If you possess the technical skills in high demand today, recruiters say that you are likely to receive more than one job offer. Yes, even though many companies are still restructuring their management ranks (i.e., "downsizing"), they will continue to recruit college graduates because they need fresh talent to help their companies grow.

Besides having high-demand technical skills, graduates who receive multiple job offers do so because they are inquisitive, positive and truthful. According to Vicki Spina, career strategist and author of Getting Hired in the '90s, these three attributes are often what graduates lack:

  • Be Positive. "If you hate the interview process, it will come across," says Spina. "You have to find at least one thing about the job search/interview process that you like—such as meeting people or getting to know the companies—and celebrate it."

  • Be Inquisitive. Phillip Jimenez landed a job at Inland Steel because he did his research and asked outstanding questions during his interview. At a job fair, he visited Inland's booth and spoke with a recruiter who told him there were no present job openings.

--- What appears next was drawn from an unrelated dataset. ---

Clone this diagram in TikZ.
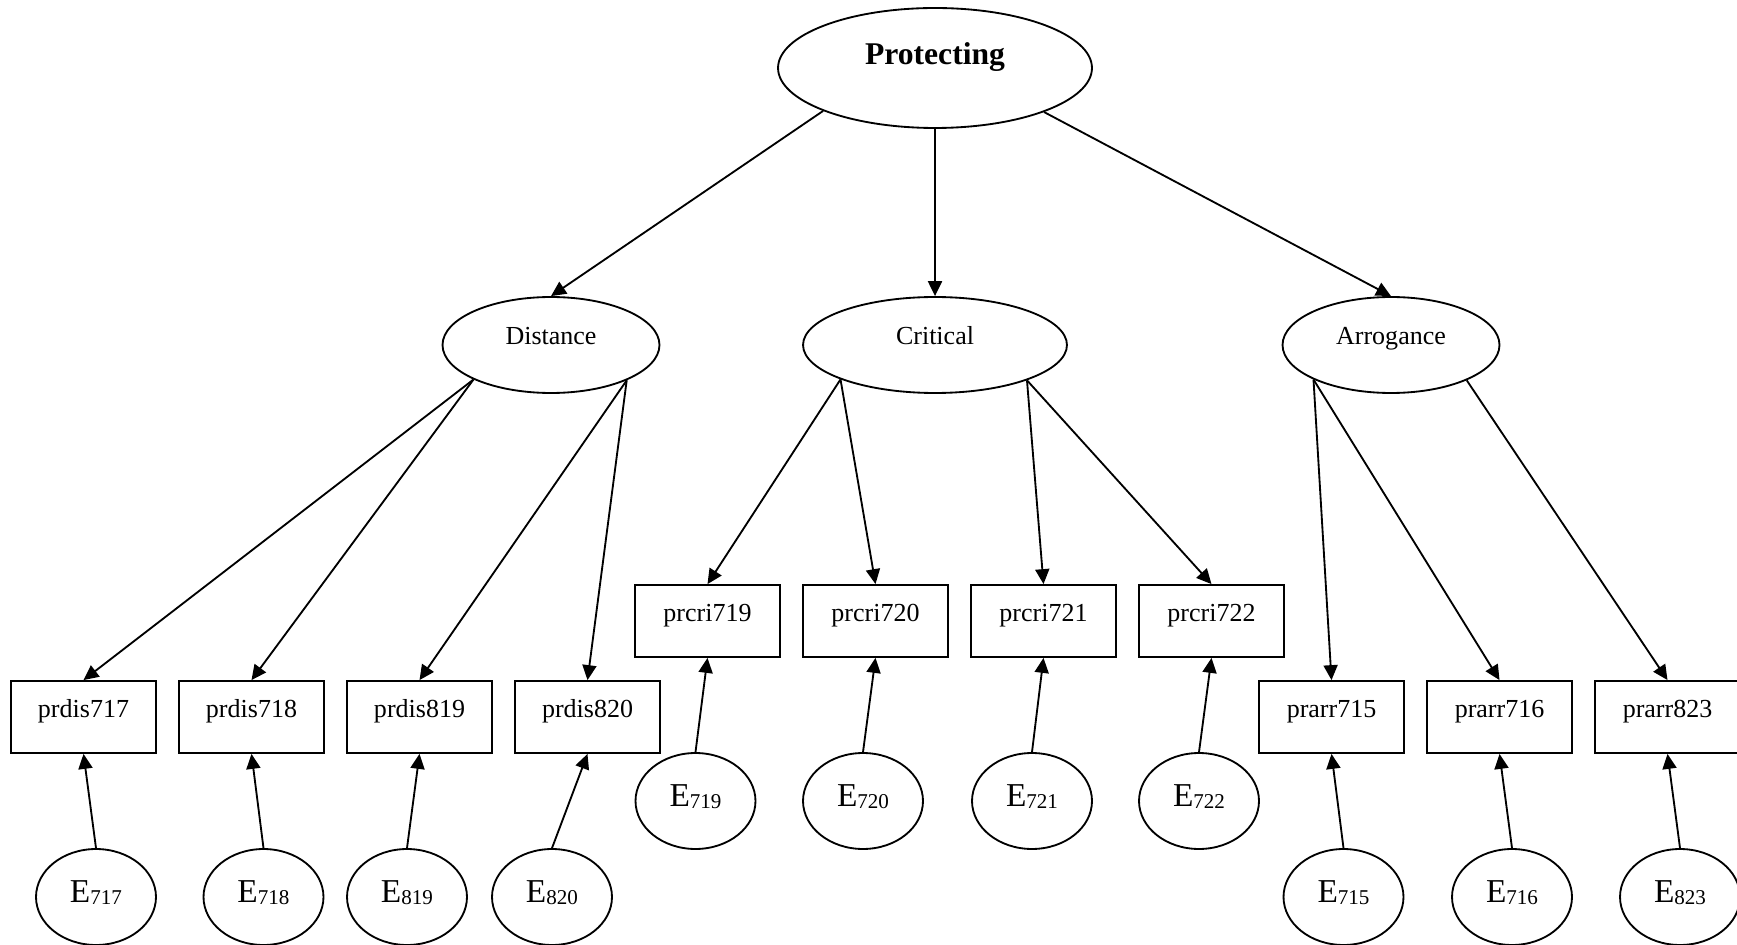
\documentclass[tikz,border=0pt]{standalone}
\usepackage{fontspec}
\setmainfont{Liberation Serif}
\usetikzlibrary{arrows.meta,shapes.geometric}
\newcommand{\errlab}[1]{{\fontsize{19}{19}\selectfont E}\raisebox{-1.7pt}{\fontsize{12}{12}\selectfont #1}}

\begin{document}
\begin{tikzpicture}[x=0.02cm,y=-0.02cm,
latent/.style={ellipse,draw,line width=1.05pt,minimum width=4.34cm,minimum height=1.92cm,
inner sep=0pt,font=\fontsize{14.8}{16}\selectfont,text height=0.7em,text depth=0.7em},
box/.style={rectangle,draw,line width=1.05pt,minimum width=2.9cm,minimum height=1.44cm,
inner sep=0pt,font=\fontsize{14.8}{16}\selectfont,text height=0.7em,text depth=0.7em},
err/.style={ellipse,draw,line width=1.05pt,minimum width=2.4cm,minimum height=1.92cm,
inner sep=0pt,text height=0.5cm,text depth=0.3cm},
arrow/.style={-{Triangle[length=8.5pt,width=8pt]},line width=1.05pt}
]
\useasboundingbox (0,0) rectangle (1737,945);
% second-order factor and first-order factors
\node[latent,minimum width=6.28cm,minimum height=2.4cm,font=\bfseries\fontsize{18}{20}\selectfont,
text height=0.5cm,text depth=0.62cm] (prot) at (935,68) {Protecting};
\node[latent] (dist) at (551,345) {Distance};
\node[latent,minimum width=5.28cm] (crit) at (935,345) {Critical};
\node[latent] (arr) at (1391,345) {Arrogance};
% indicators
\node[box] (p717) at (83.5,717) {prdis717};
\node[box] (p718) at (251.5,717) {prdis718};
\node[box] (p819) at (419.5,717) {prdis819};
\node[box] (p820) at (587.5,717) {prdis820};
\node[box] (p719) at (707.5,621) {prcri719};
\node[box] (p720) at (875.5,621) {prcri720};
\node[box] (p721) at (1043.5,621) {prcri721};
\node[box] (p722) at (1211.5,621) {prcri722};
\node[box] (p715) at (1331.5,717) {prarr715};
\node[box] (p716) at (1499.5,717) {prarr716};
\node[box] (p823) at (1667.5,717) {prarr823};
% error terms
\node[err] (e717) at (96,897) {\errlab{717}};
\node[err] (e718) at (263.5,897) {\errlab{718}};
\node[err] (e819) at (407,897) {\errlab{819}};
\node[err] (e820) at (552,897) {\errlab{820}};
\node[err] (e719) at (695.5,801) {\errlab{719}};
\node[err] (e720) at (863,801) {\errlab{720}};
\node[err] (e721) at (1032,801) {\errlab{721}};
\node[err] (e722) at (1199,801) {\errlab{722}};
\node[err] (e715) at (1343.5,897) {\errlab{715}};
\node[err] (e716) at (1512,897) {\errlab{716}};
\node[err] (e823) at (1680,897) {\errlab{823}};
% loadings
\draw[arrow] (prot.201.4)--(dist.north); \draw[arrow] (prot.south)--(crit.north); \draw[arrow] (prot.338.4)--(arr.north);
\draw[arrow] (dist.204.4)--(p717.north); \draw[arrow] (dist.204.4)--(p718.north);
\draw[arrow] (dist.335.6)--(p819.north); \draw[arrow] (dist.335.6)--(p820.north);
\draw[arrow] (crit.200.8)--(p719.north); \draw[arrow] (crit.200.8)--(p720.north);
\draw[arrow] (crit.339.6)--(p721.north); \draw[arrow] (crit.339.6)--(p722.north);
\draw[arrow] (arr.204.7)--(p715.north); \draw[arrow] (arr.204.7)--(p716.north); \draw[arrow] (arr.335.6)--(p823.north);
% errors
\draw[arrow] (e717.north)--(p717.south); \draw[arrow] (e718.north)--(p718.south);
\draw[arrow] (e819.north)--(p819.south); \draw[arrow] (e820.north)--(p820.south);
\draw[arrow] (e719.north)--(p719.south); \draw[arrow] (e720.north)--(p720.south);
\draw[arrow] (e721.north)--(p721.south); \draw[arrow] (e722.north)--(p722.south);
\draw[arrow] (e715.north)--(p715.south); \draw[arrow] (e716.north)--(p716.south); \draw[arrow] (e823.north)--(p823.south);
\end{tikzpicture}
\end{document}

    Jimenez struck up a conversation with the recruiter anyway, sharing his knowledge of the company with her. She was so impressed with him that, one week later, she called Jimenez about a job that just opened. He interviewed and was offered the job of his dreams; one that provides the international experience he was looking for—and a salary of $10,000 more than what he had expected.

  • Be Truthful. Employers will like you better if you talk about both your strengths and weaknesses. When you open up to the employer about your weakness, it makes your entire conversation more believable and sincere. But once you bring up your weakness(es), be sure to tell the interviewer what steps you have taken to improve.

Weighing All the Factors

How do you choose which job is right for you?
First, start by developing a "pros-and-cons" list for each job. Make sure this list is all-inclusive. Think about the features of each, such as salary, benefits, corporate culture, commuting time, flexible work arrangements, tuition reimbursement, on-the-job learning opportunities.

Determine what is really important to you.
For most recent graduates, says Spina, educational assistance is important because many of them plan to seek higher educational degrees.

"Don't go for one offer just because it has better pay and benefits," says Spina. "Go for the one where you feel comfortable working in their environment. Money will not be enough a year from now if you hate the environment."

If you are weighing offers and they are pretty equal down the line, this is where your gut feeling really comes into play. Look at your priorities and ask yourself what truly is important to you."

Never Burn Your Bridges

Keep in mind the importance of diplomacy when rejecting an offer, because in today's fast-paced work world, you never know when your work environment may shift or when your job may be eliminated.

Paul Siker, principal of The Guild Corporation in McLean, Va., offers this example for diplomatically declining an offer: "I really appreciate the offer, and although I feel another position I've been offered is a better fit for my goals, I really want to say how impressed I am with your company and how much I've enjoyed everyone I've had the opportunity to meet. Perhaps in the future, there will be something that's a better fit for both of us."